En ese momento yo vivía en esa rectoría pero trabajaba en otro lugar. Mi cama era unipersonal, muy pequeña y muy sencilla. Ocupaba muy poco espacio en mi pequeño dormitorio, y era muy fácil de “hacer”, ya que todas las sábanas y cubrecamas eran relativamente pequeñas. Me encantaba esa cama. El párroco de nuevo volvió a preguntarme: “¿Estás seguro de que no quieres una cama nueva?”  “El Padre Equis y yo vamos a comprar camas nuevas”. “No, gracias”, repetí. "Me encanta mi cama y no quiero una nueva".

Al día siguiente llegué a casa del trabajo y descubrí que habían sacado mi amada cama de mi habitación. Mi pequeña cama unipersonal, con su diminuta armazón y pequeñas sábanas y cubrecamas, había sido reemplazada, contra mi voluntad, por una enorme, creo que tamaño “Queen” o “King”, con un armazón gigantesco que abarcaba casi todo el poco espacio de mi diminuta habitación.  Esto parecía sacado de uno de los cuentos de “Las Mil y Una Noche”.

Ahora bien, uno podría pensar que un hombre de 45 años debería poder determinar por sí mismo en qué tipo de cama desea dormir. Evidentemente, en mi caso no fue así.

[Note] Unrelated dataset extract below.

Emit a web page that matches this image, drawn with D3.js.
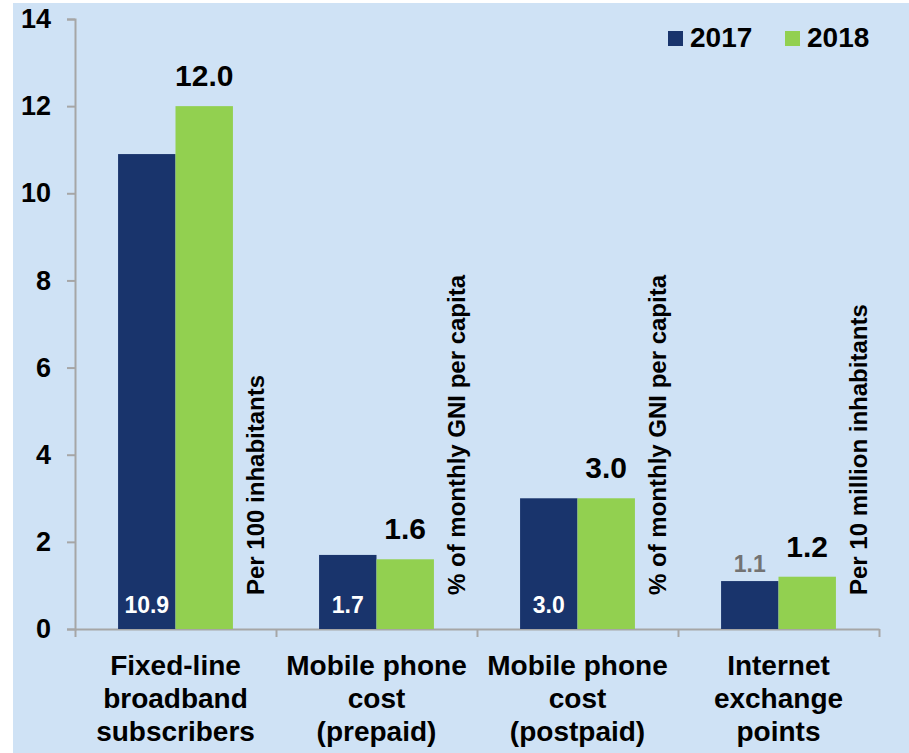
<!DOCTYPE html>
<html>
<head>
<meta charset="utf-8">
<script src="https://cdnjs.cloudflare.com/ajax/libs/d3/7.8.5/d3.min.js"></script>
<style>
  body { margin: 0; background: #fff; }
  text { font-family: "Liberation Sans", Arial, sans-serif; font-weight: bold; }
</style>
</head>
<body>
<div id="chart-area"></div>
<script>
// data
var categories = [
  ["Fixed-line", "broadband", "subscribers"],
  ["Mobile phone", "cost", "(prepaid)"],
  ["Mobile phone", "cost", "(postpaid)"],
  ["Internet", "exchange", "points"]
];
var units = ["Per 100 inhabitants", "% of monthly GNI per capita", "% of monthly GNI per capita", "Per 10 million inhabitants"];
var years = ["2017", "2018"];
var values2017 = [10.9, 1.7, 3.0, 1.1];
var values2018 = [12.0, 1.6, 3.0, 1.2];
var yTicks = [0, 2, 4, 6, 8, 10, 12, 14];

var colors = { "2017": "#19346c", "2018": "#92d050" };

var W = 909, H = 753;
var margin = { left: 75, right: 30, top: 19, bottom: 124 };
var width = W - margin.left - margin.right;
var height = H - margin.top - margin.bottom;

var svg = d3.select("#chart-area").append("svg")
  .attr("width", W)
  .attr("height", H);

svg.append("rect")
  .attr("x", 13).attr("y", 3)
  .attr("width", W - 13).attr("height", H - 3)
  .attr("fill", "#cfe2f5");

var g = svg.append("g")
  .attr("transform", "translate(" + margin.left + "," + margin.top + ")");

var idx = categories.map(function(d, i) { return i; });

// X scales
var x0 = d3.scaleBand().domain(idx).range([0, width]).padding(0);
var x1 = d3.scaleBand().domain(years).range([0, x0.bandwidth()])
  .paddingInner(0).paddingOuter(0.75);
var xEdge = d3.scaleLinear().domain([0, categories.length]).range([0, width]);

// Y scale
var y = d3.scaleLinear().domain([0, 14]).range([height, 0]);

// Y axis
var yAxis = g.append("g")
  .call(d3.axisLeft(y).tickValues(yTicks).tickSize(8).tickPadding(16));
yAxis.selectAll("path, line").attr("stroke", "#a6a6a6").attr("stroke-width", 2);
yAxis.selectAll("text")
  .attr("font-size", "27px")
  .attr("fill", "#000")
  .attr("font-family", "Liberation Sans, Arial, sans-serif")
  .attr("font-weight", "bold");

// X axis (ticks at category boundaries)
var xAxis = g.append("g")
  .attr("transform", "translate(0," + height + ")")
  .call(d3.axisBottom(xEdge).tickValues(d3.range(0, categories.length + 1))
    .tickSize(8).tickSizeOuter(0).tickFormat(""));
xAxis.selectAll("path, line").attr("stroke", "#a6a6a6").attr("stroke-width", 2);

// rows of data
var rows = idx.map(function(i) {
  return { i: i, v2017: values2017[i], v2018: values2018[i] };
});

var groups = g.selectAll(".cat")
  .data(rows)
  .enter().append("g")
    .attr("class", "cat")
    .attr("transform", function(d) { return "translate(" + x0(d.i) + ",0)"; });

groups.selectAll("rect")
  .data(function(d) {
    return [{ year: "2017", v: d.v2017 }, { year: "2018", v: d.v2018 }];
  })
  .enter().append("rect")
    .attr("x", function(d) { return x1(d.year); })
    .attr("y", function(d) { return y(d.v); })
    .attr("width", x1.bandwidth())
    .attr("height", function(d) { return height - y(d.v); })
    .attr("fill", function(d) { return colors[d.year]; });

// 2018 value labels above bars
groups.append("text")
  .attr("x", x1("2018") + x1.bandwidth() / 2)
  .attr("y", function(d) { return y(d.v2018) - 20; })
  .attr("text-anchor", "middle")
  .attr("font-size", "30px")
  .attr("fill", "#000")
  .text(function(d) { return d.v2018.toFixed(1); });

// 2017 value labels: white inside the bar, or grey above a short bar
groups.append("text")
  .attr("x", x1("2017") + x1.bandwidth() / 2)
  .attr("y", function(d) {
    return d.v2017 < 1.5 ? y(d.v2017) - 9 : height - 16;
  })
  .attr("text-anchor", "middle")
  .attr("font-size", "23px")
  .attr("fill", function(d) { return d.v2017 < 1.5 ? "#737373" : "#fff"; })
  .text(function(d) { return d.v2017.toFixed(1); });

// unit labels (rotated)
groups.append("text")
  .attr("transform", "translate(" + (x0.bandwidth() - 12) + "," + (height - 34) + ") rotate(-90)")
  .attr("font-size", "24px")
  .attr("fill", "#000")
  .text(function(d) { return units[d.i]; });

// category labels
var catLabels = groups.append("text")
  .attr("text-anchor", "middle")
  .attr("font-size", "28px")
  .attr("fill", "#000");
catLabels.selectAll("tspan")
  .data(function(d) { return categories[d.i]; })
  .enter().append("tspan")
    .attr("x", x0.bandwidth() / 2)
    .attr("y", function(d, j) { return height + 46 + j * 33; })
    .text(function(d) { return d; });

// legend
var legend = svg.append("g").attr("transform", "translate(668,31)");
var items = legend.selectAll(".item")
  .data(years)
  .enter().append("g")
    .attr("class", "item")
    .attr("transform", function(d, i) { return "translate(" + (i * 117) + ",0)"; });
items.append("rect")
  .attr("width", 15).attr("height", 15)
  .attr("fill", function(d) { return colors[d]; });
items.append("text")
  .attr("x", 22).attr("y", 16)
  .attr("font-size", "28px")
  .attr("fill", "#000")
  .text(function(d) { return d; });
</script>
</body>
</html>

La pregunta obligada es ¿Por qué mi párroco estaba tan obstinado en comprarme una cama nueva, cuando yo explícitamente le indiqué que no la quería, que no la necesitaba, que estaba muy contento con la cama que tenía?  En fin, dejare que sean mis lectores los que lleguen a sus propias conclusiones.

En cuanto a mí, ahora que soy párroco, ya no estoy sujeto a los caprichos y fantasías de un superior en mi parroquia. Por eso estoy muy agradecido y espero con ansias acostarme esta noche en la cama a la que me he acostumbrado. Yo no la elegí, fue la que encontré cuando llegué a esta parroquia; pero me he acostumbrado a ella, y esta noche me acostaré, daré mis vueltas como un canino, para encontrar la posición que más me agrade (que siempre es la misma), calmaré mi cuerpo y mi mente y comenzaré mi letanía de oraciones, poemas e himnos que he memorizado y los que repetido durante muchos años para conciliar el sueño.

Me alegra saber con certeza que la misma cama en la que dormí la noche anterior, me estará esperando cuando esté listo mañana por la noche.